Immersive installations take the audience into an alternate orphic world, moving from beds to swamps and caves, in search of a primordial return. Here, the photographic is loosened from its referent, slipping in and out of darkness, cloaked in dripping inks, bathed in subtle hues, evoking a liquid space of night. Narratives of loss and desire are entangled like the glistening tentacles wrapped around the artist’s body. Like the coral of the Red Sea said to be formed by Medusa’s blood spilled upon seaweed, Teichmann’s work transforms one thing into another, sliding between autobiography, fiction and myth, still and moving image, sculpture and painting.

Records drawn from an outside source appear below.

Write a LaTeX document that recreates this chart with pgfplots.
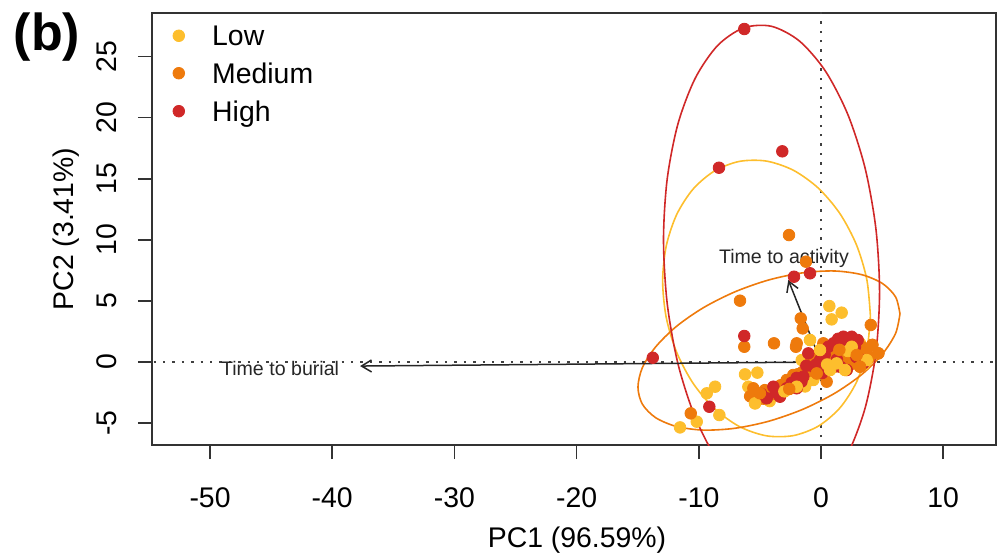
\documentclass[border=0pt]{standalone}
\usepackage{fontspec}
\setmainfont{Liberation Sans}
\usepackage{pgfplots}
\pgfplotsset{compat=1.18}
\usetikzlibrary{arrows.meta}
\definecolor{lowc}{RGB}{253,190,45}
\definecolor{medc}{RGB}{238,122,12}
\definecolor{highc}{RGB}{208,40,40}
\begin{document}
\begin{tikzpicture}
\useasboundingbox (-76pt,-56.5pt) rectangle (422.5pt,222.5pt);
\begin{axis}[
  at={(0,0)}, anchor=south west,
  scale only axis, width=422pt, height=216pt,
  xmin=-54.75, xmax=14.32, ymin=-6.79, ymax=28.56,
  axis line style={black!80, line width=0.8pt},
  xtick={-50,-40,-30,-20,-10,0,10},
  xticklabels={-50,-40,-30,-20,-10,0,10},
  ytick={-5,0,5,10,15,20,25},
  yticklabels={-5,0,5,10,15,20,25},
  tick pos=left,
  tick align=outside,
  major tick length=7pt,
  tick style={black!80, line width=0.8pt},
  tick label style={font=\fontsize{14.2pt}{17pt}\selectfont, text=black},
  xticklabel style={anchor=center, yshift=-19.5pt},
  yticklabel style={anchor=center, xshift=-15.5pt, rotate=90},
  legend style={at={(0,1)}, anchor=north west, yshift=-4.3pt, draw=none, fill=none,
    inner xsep=0pt, inner ysep=0pt, row sep=4.7pt,
    font=\fontsize{14.2pt}{17pt}\selectfont,
    nodes={inner sep=2pt, text depth=0pt}},
  legend cell align=left,
  legend image code/.code={\path (-13pt,0pt) (14.5pt,0pt); \draw[#1] plot coordinates {(0pt,0pt)};},
  pt/.style={only marks, mark=*, mark size=2.9pt, color=#1, mark options={draw=none, fill=#1}},
  refl/.style={black!75, line width=1.1pt, dash pattern=on 1.2pt off 3.5pt},
]
% reference lines
\addplot[refl, forget plot] coordinates {(-60,0) (20,0)};
\addplot[refl, forget plot] coordinates {(0,-10) (0,40)};

% Low
\addplot[pt=lowc] coordinates {
(0.68,4.58) (1.69,4.04) (0.87,3.49) (-0.90,1.80) (-6.22,-1.01) (-5.21,-0.87)
(-8.67,-2.02) (-9.35,-2.56) (-8.32,-4.34) (-10.17,-4.88) (-11.54,-5.35)
(-5.40,-3.38) (-5.95,-2.02) (-3.63,-2.29) (-3.36,-2.02) (-2.54,-2.02)
(-1.99,-2.02) (-1.17,-1.34) (-0.90,-1.47) (-0.63,-1.47) (0.19,-0.38)
(0.74,-0.65) (1.28,-0.11) (1.96,-0.65) (2.10,-0.65) (2.37,0.43) (2.92,0.43)
(3.19,1.53) (3.74,0.16) (-0.08,0.98) (1.28,0.71) (2.51,1.25) (-1.58,0.16)
(-4.80,-2.90) (-3.00,-2.40) (-2.20,-1.60) (-0.30,-1.00) (0.50,-0.20)
(1.60,0.30) (2.20,0.90) (3.20,0.80) (3.50,-0.20) (-4.20,-3.20) (-1.30,-2.00)
(0.90,1.20)
};
\addlegendentry{Low}
% Medium
\addplot[pt=medc] coordinates {
(-2.62,10.39) (-1.23,8.21) (-6.63,5.02) (-1.66,3.57) (-1.50,2.75) (-6.28,1.25)
(-3.85,1.53) (-1.99,1.53) (-2.05,1.25) (4.07,3.03) (4.69,0.71) (-10.66,-4.20)
(-5.54,-2.15) (-5.00,-2.56) (-4.70,-3.00) (-5.20,-3.10) (-4.20,-2.40)
(-3.30,-1.90) (-2.81,-1.47) (-2.27,-1.06) (-1.50,-0.80) (-0.35,-0.93)
(-0.90,-0.11) (0.46,-1.61) (0.19,1.53) (0.90,0.30) (1.15,-0.38) (1.80,-0.20)
(2.10,0.43) (2.92,0.57) (3.19,-0.38) (3.74,0.71) (3.90,0.30) (-0.50,0.50)
(-4.60,-2.30) (-3.80,-2.60) (-2.60,-2.20) (-1.90,-1.00) (-0.90,-0.70)
(0.00,-0.50) (0.70,0.90) (1.50,1.00) (2.40,-0.20) (2.70,1.60) (3.40,1.20)
(4.20,1.40) (-5.80,-2.80)
};
\addlegendentry{Medium}
% High
\addplot[pt=highc] coordinates {
(-6.28,27.25) (-3.17,17.24) (-8.35,15.90) (-2.21,6.98) (-0.90,7.26) (-6.28,2.13)
(-13.77,0.35) (-9.14,-3.66) (-4.44,-2.97) (-3.90,-2.02) (-3.36,-2.84)
(-2.81,-2.15) (-1.99,-2.15) (-1.45,-1.20) (-1.04,0.71) (-0.60,-0.40)
(-0.08,0.16) (0.60,1.25) (1.01,1.53) (1.40,1.90) (1.83,2.07) (2.51,2.07)
(2.78,1.25) (2.10,-0.65) (1.30,0.20) (2.90,0.40) (3.46,-0.11)
(-3.70,-2.50) (-2.40,-1.70) (-1.60,-1.60) (-0.40,-0.20) (0.30,0.60)
(0.90,-0.40) (1.70,1.30) (2.20,1.60) (3.00,1.80) (3.20,0.20) (-4.90,-2.60)
(-2.00,-1.30) (-1.20,-0.30) (0.10,-0.90) (1.60,-0.40)
};
\addlegendentry{High}
% overlays to mix the cluster
\addplot[pt=lowc, forget plot] coordinates {
(-0.90,1.80) (0.74,-0.65) (1.96,-0.65) (3.74,0.16) (-1.99,-2.02) (-5.40,-3.38)
(2.51,1.25) (-0.08,0.98) (1.28,-0.11) (-3.00,-2.40) (0.50,-0.20) (2.20,0.90)
};
\addplot[pt=medc, forget plot] coordinates {
(2.92,0.57) (-0.35,-0.93) (3.19,-0.38) (-5.00,-2.56) (4.69,0.71) (-2.60,-2.20)
(1.50,1.00) (4.20,1.40)
};

% ellipses
\addplot[lowc, line width=0.8pt, smooth, forget plot] coordinates {
(4.04,3.78) (3.75,6.74) (2.90,9.59) (1.55,12.14) (-0.21,14.22) (-2.26,15.69)
(-4.46,16.44) (-6.66,16.42) (-8.71,15.64) (-10.47,14.15) (-11.82,12.05)
(-12.67,9.48) (-12.96,6.62) (-12.67,3.66) (-11.82,0.81) (-10.47,-1.74)
(-8.71,-3.82) (-6.66,-5.29) (-4.46,-6.04) (-2.26,-6.02) (-0.21,-5.24)
(1.55,-3.75) (2.90,-1.65) (3.75,0.92) (4.04,3.78)
};
\addplot[medc, line width=0.8pt, smooth, forget plot] coordinates {
(6.46,3.94) (6.10,5.33) (5.02,6.43) (3.32,7.15) (1.10,7.45) (-1.49,7.30)
(-4.26,6.72) (-7.03,5.75) (-9.62,4.45) (-11.84,2.91) (-13.54,1.23)
(-14.62,-0.46) (-14.98,-2.06) (-14.62,-3.45) (-13.54,-4.55) (-11.84,-5.27)
(-9.62,-5.57) (-7.03,-5.42) (-4.26,-4.84) (-1.49,-3.87) (1.10,-2.57)
(3.32,-1.03) (5.02,0.65) (6.10,2.34) (6.46,3.94)
};
\addplot[highc, line width=0.8pt, smooth, forget plot] coordinates {
(-4.05,-11.75) (-1.76,-11.62) (0.37,-10.17) (2.20,-7.49) (3.61,-3.76)
(4.49,0.76) (4.79,5.76) (4.49,10.91) (3.61,15.85) (2.20,20.24) (0.37,23.79)
(-1.76,26.26) (-4.05,27.47) (-6.34,27.34) (-8.47,25.89) (-10.30,23.21)
(-11.71,19.48) (-12.59,14.96) (-12.89,10.00) (-12.59,4.81) (-11.71,-0.13)
(-10.30,-4.52) (-8.47,-8.07) (-6.34,-10.54) (-4.05,-11.75)
};

% loading arrows
\addplot[black!85, line width=0.75pt, -{Straight Barb[length=5pt,width=6pt]}, forget plot]
  coordinates {(0,0) (-37.72,-0.33)};
\addplot[black!85, line width=0.75pt, -{Straight Barb[length=5pt,width=6pt]}, forget plot]
  coordinates {(0,0) (-2.68,6.71)};
\node[font=\fontsize{9.8pt}{12pt}\selectfont, text=black!85] at (axis cs:-44.27,-0.57) {Time to burial};
\node[font=\fontsize{9.8pt}{12pt}\selectfont, text=black!85] at (axis cs:-3.03,8.47) {Time to activity};
\end{axis}
\node[font=\fontsize{26pt}{30pt}\selectfont\bfseries] at (-52.5pt,204pt) {(b)};
\node[rotate=90, font=\fontsize{14.2pt}{17pt}\selectfont] at (-43pt,108pt) {PC2 (3.41\%)};
\node[font=\fontsize{14.2pt}{17pt}\selectfont] at (212.5pt,-47.5pt) {PC1 (96.59\%)};
\end{tikzpicture}
\end{document}
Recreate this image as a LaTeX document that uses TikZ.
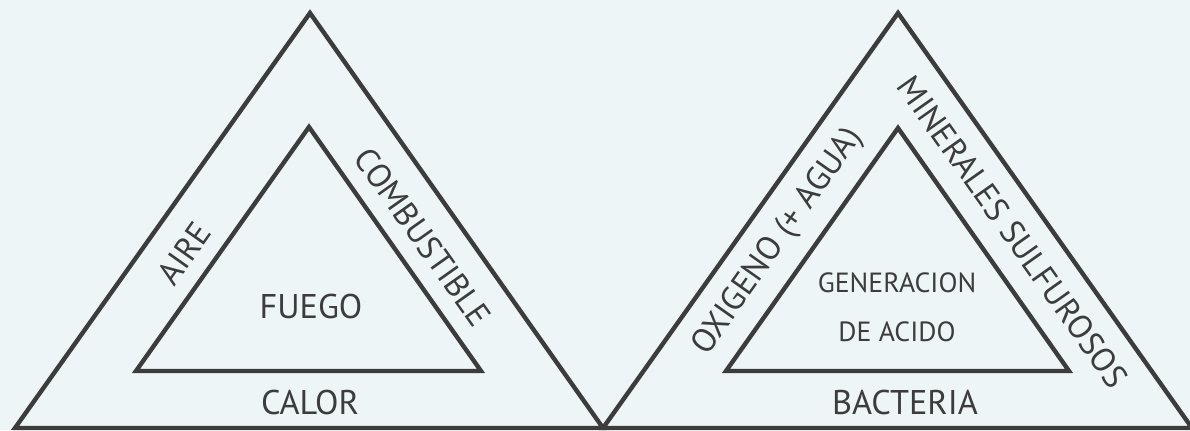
\documentclass[tikz,border=0pt]{standalone}
\usepackage{fontspec}
\setmainfont{PT Sans}
\definecolor{paper}{RGB}{237,245,247}
\definecolor{ink}{RGB}{60,60,60}
\tikzset{
  tri/.style={draw=ink, line width=2.5pt, line join=miter},
  lbl/.style={text=ink, font=\fontsize{19.5}{24}\selectfont, inner sep=0pt},
  side/.style={lbl, font=\fontsize{19}{24}\selectfont},
  core/.style={lbl, font=\fontsize{15.8}{28}\selectfont, align=center},
}

\begin{document}
\begin{tikzpicture}[x=0.02cm, y=-0.02cm]
  \fill[paper] (0,0) rectangle (1190,430);
  \useasboundingbox (0,0) rectangle (1190,430);
  % triangulo del fuego
  \coordinate (FA) at (15,428);
  \coordinate (FB) at (310,13);
  \coordinate (FC) at (603,428);
  \coordinate (fa) at (136,371);
  \coordinate (fb) at (309,127);
  \coordinate (fc) at (481,371);
  \draw[tri] (FA) -- (FB) -- (FC) -- cycle;
  \draw[tri] (fa) -- (fb) -- (fc) -- cycle;
  % triangulo de la generacion de acido
  \coordinate (GA) at (603,428);
  \coordinate (GB) at (898,13);
  \coordinate (GC) at (1192,428);
  \coordinate (ga) at (726,371);
  \coordinate (gb) at (898,128);
  \coordinate (gc) at (1069,371);
  \draw[tri] (GA) -- (GB) -- (GC) -- cycle;
  \draw[tri] (ga) -- (gb) -- (gc) -- cycle;
  % textos
  \node[lbl] (fuego) at (311,307) {FUEGO};
  \node[lbl] (calor) at (310,403) {CALOR};
  \node[side, rotate=54.7] (aire) at (184,253) {AIRE};
  \node[side, rotate=-54.7] (combustible) at (423,237) {COMBUSTIBLE};
  \node[core] (acido) at (897,307) {GENERACION\\DE ACIDO};
  \node[lbl] (bacteria) at (905,403) {BACTERIA};
  \node[side, rotate=54.7] (oxigeno) at (778,242) {OXIGENO (+ AGUA)};
  \node[side, rotate=-54.7] (minerales) at (1013,232) {MINERALES SULFUROSOS};
\end{tikzpicture}
\end{document}
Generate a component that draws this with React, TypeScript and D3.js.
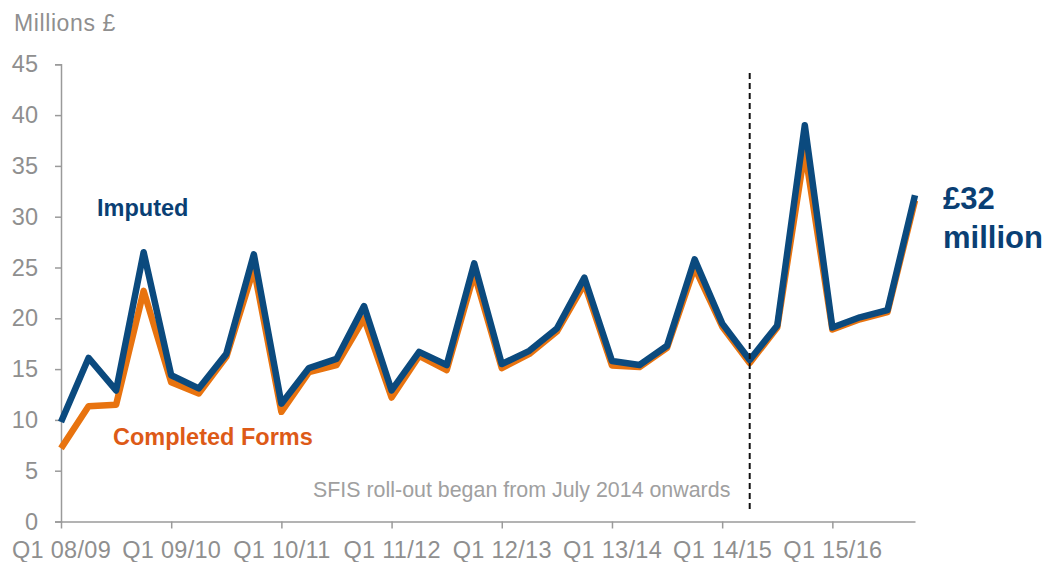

Esther Teichmann’s photographs, films and writings, picture mothers like caves, sisters like seashells, lovers like moons, tears like waterfalls. Entering the octopus darkness of Teichmann’s caverns we find ingestion and emission, mother and daughter, sister and sister, black and white, lover and lover, surrealism’s erotic jolt: the irritant that makes the pearl. Seashells with apertures like cameras. The womb as oceanic. Lovers as moons. Holding as withholding. Day as night.

In Transformer Station’s presentation, Teichmann painted the main gallery in deep muddy tones, transforming the space into a layered liquid montage.  Painted photographic backdrops of swamps and caves are juxta-positioned with cyanotype seaweed creatures, a boat with cloud sails and photographs of figures dreaming in and wading through other worldly spaces.

The smaller Crane Gallery features three durational looping films, created separately, yet in dialogue with one another, forming a fragmented narrative of continual movement. Teichmann worked with international composer Deirdre Gribbin to create an original composition whose sound floods the room. Figures move towards one another with a languid, certain urgency, promising an arrival we never witness. Teichmann filmed canoeist Carlos Tapuy in the Amazon, travelling with him daily on his journeys. A silent trance like meditation ensued, he concentrating on gliding down narrow shallow waters, her gaze never wavering from his body, camera pressed into her to hold still. In a curtained boat-bed dancer Sophia Wang moves in an auto–erotic continual motion as though underwater or in a dream. Another image shows a tiny tree standing alone in an overgrown rain forest, swaying to a different beat from the foliage surrounding it.

A zine published by Transformer Station, designed by the artist and Studio Hato, combines short stories and images by the artist with poems written in response to the work by artist-historian and writer Carol Mavor.